Compute the gradients of the SSIM between two image batches with respect to the first one.

Like ssim_with_gradient!, but without the computation of the SSIM itself.

ssim_gradient(imgs1, imgs2)

Compute the gradients of the SSIMs between two image batches with respect to the first.

Like ssim_with_gradient, but does not compute the SSIM itself.

This method allocates (and frees) a number of buffers and of course also allocates the output gradient 'image' batch. See ssim_gradient! for the non-allocating version.

ssim_with_gradient!(
    ssims, dL_dimgs1, 
    imgs1, imgs2,
    N_dssims_dQ, N_dssims_dM, N_dssims_dP,
    should_zero = true
)
-> (ssims, dL_dimgs1)

Compute the SSIMs between two image batches, as well as the gradients with respect to the first one.

See the module documentation for the input and output formats.

Arguments

• ssims: The (output) CuVector which will contain the SSIM values.
• dL_dimgs1: The (output) gradients of imgs1 with respect to the SSIM value L.
• imgs1: The first image batch, with respect to which we compute the gradients.
• imgs2: The second image batch.
• N_dssims_dQ, N_dssims_dM and N_dssims_dP: Internal buffers for intermediate gradients.
• should_zero: To get the correct SSIM value we need ssims to start with values of 0. When set to true we will perform this zeroing inside the method.
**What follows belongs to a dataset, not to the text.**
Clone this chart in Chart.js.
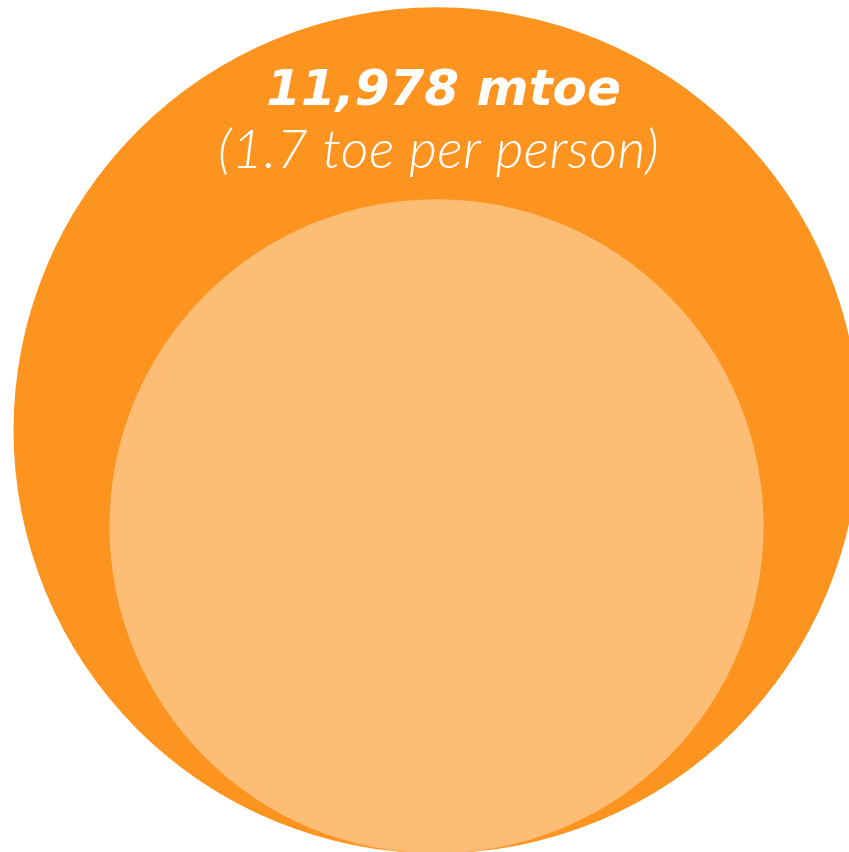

Otherwise it is the responsibility of the caller to have done this in advance. Defaults to true.

Returns

(ssims, dL_dimgs1)

ssim_with_gradient(imgs1, imgs2)

Compute the SSIMs between two image batches, as well as the gradients with respect to the first one.

This method allocates (and frees) a number of buffers and of course also allocates the output gradient 'image' batch. See ssim_with_gradient! for the non-allocating version.

See the module documentation for expected formats for the inputs and output.

Arguments

• imgs1: The first image batch.
• imgs2: The second image batch.

Returns

1. The SSIM values.
2. The gradients of these values with respect to imgs1.